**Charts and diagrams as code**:
----

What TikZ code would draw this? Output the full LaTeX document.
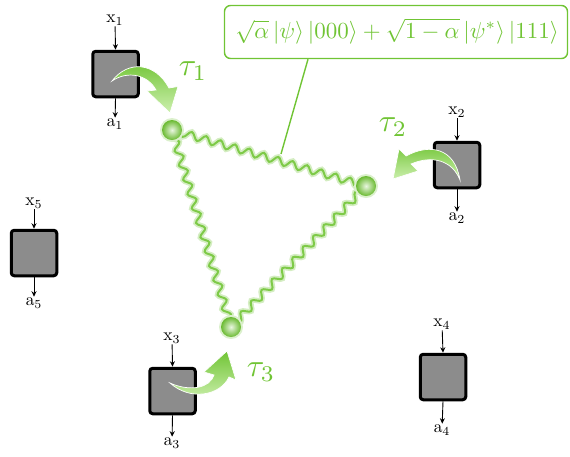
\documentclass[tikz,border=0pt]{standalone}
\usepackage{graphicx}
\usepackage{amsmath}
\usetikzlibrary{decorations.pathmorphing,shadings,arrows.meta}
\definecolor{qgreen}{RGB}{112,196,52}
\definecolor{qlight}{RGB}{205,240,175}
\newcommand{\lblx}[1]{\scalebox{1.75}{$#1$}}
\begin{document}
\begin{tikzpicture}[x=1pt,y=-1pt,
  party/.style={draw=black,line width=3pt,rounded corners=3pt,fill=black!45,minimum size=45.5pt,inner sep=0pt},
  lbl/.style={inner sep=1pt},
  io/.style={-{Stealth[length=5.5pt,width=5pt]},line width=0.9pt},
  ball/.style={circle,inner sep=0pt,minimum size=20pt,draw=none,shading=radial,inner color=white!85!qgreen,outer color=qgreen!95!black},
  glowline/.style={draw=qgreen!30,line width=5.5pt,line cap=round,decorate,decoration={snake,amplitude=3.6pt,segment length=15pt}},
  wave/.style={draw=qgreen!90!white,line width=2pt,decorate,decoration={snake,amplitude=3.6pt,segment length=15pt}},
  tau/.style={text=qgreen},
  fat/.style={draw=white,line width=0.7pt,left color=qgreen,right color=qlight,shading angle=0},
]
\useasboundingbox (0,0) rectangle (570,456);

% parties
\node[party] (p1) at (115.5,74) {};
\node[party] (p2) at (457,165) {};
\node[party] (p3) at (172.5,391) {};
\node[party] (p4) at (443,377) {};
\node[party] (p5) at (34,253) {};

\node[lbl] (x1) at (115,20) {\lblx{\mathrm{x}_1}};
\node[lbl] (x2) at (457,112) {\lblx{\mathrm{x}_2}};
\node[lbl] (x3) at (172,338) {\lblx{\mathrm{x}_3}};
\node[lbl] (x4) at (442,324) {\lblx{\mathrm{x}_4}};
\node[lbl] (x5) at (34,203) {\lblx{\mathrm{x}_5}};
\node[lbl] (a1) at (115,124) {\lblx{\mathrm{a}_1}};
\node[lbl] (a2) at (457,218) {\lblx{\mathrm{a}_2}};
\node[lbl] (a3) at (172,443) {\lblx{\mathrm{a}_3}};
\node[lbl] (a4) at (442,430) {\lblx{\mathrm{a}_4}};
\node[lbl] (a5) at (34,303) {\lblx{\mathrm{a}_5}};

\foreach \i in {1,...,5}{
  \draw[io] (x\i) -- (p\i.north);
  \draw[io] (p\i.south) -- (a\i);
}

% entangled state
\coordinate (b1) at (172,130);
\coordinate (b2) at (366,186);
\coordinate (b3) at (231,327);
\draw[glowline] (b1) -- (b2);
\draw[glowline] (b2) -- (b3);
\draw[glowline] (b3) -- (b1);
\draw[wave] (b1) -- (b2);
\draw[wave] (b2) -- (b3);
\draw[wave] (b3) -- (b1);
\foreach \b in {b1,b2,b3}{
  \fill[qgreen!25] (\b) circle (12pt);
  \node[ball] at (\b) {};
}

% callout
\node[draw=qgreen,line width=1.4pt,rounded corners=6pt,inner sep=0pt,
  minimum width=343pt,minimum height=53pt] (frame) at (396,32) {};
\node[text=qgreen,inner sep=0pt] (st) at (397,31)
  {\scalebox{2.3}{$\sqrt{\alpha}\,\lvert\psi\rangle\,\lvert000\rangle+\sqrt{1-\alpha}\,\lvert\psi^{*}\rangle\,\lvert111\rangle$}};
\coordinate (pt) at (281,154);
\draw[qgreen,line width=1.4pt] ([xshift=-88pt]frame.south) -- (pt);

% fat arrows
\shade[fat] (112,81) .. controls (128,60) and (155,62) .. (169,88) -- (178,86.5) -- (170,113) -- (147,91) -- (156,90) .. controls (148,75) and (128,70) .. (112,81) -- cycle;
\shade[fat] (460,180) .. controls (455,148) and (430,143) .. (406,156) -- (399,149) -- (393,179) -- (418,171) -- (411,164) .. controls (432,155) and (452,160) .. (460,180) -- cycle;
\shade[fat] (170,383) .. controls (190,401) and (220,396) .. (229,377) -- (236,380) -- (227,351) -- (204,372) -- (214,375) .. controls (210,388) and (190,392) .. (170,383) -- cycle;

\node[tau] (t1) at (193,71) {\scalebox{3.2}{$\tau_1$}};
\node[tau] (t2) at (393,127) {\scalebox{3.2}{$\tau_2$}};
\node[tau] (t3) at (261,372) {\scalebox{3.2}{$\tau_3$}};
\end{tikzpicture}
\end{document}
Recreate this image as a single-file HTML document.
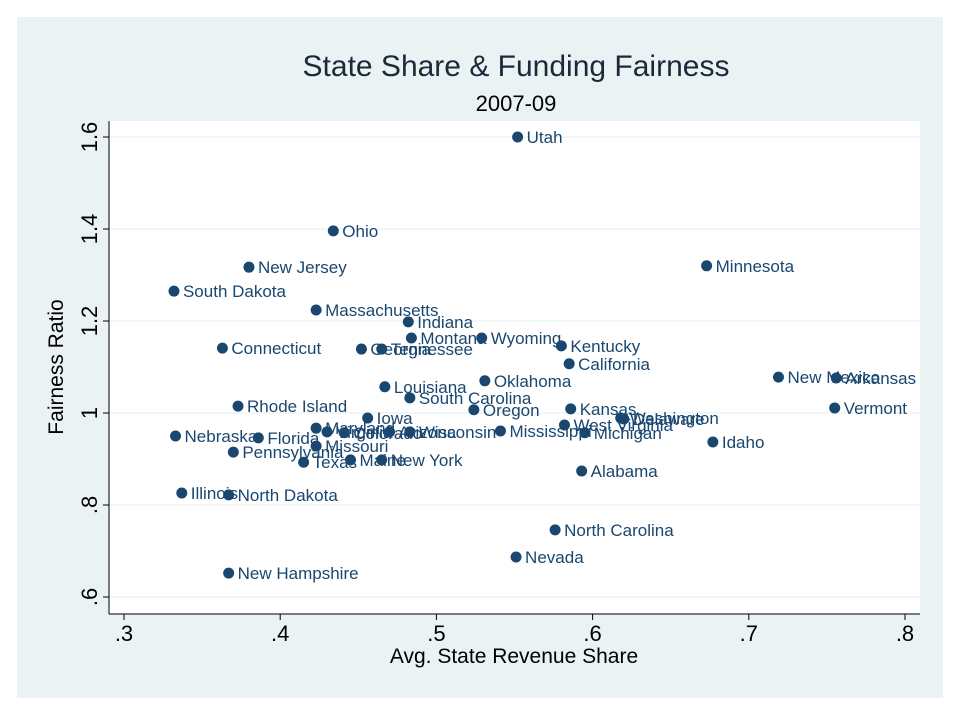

----

**Exercise directions**:
Look over the listing above. Pick out and copy every line that includes "this".

**Answer**:
What TikZ code would draw this? Output the full LaTeX document.
Recreate this image as a single-file HTML document.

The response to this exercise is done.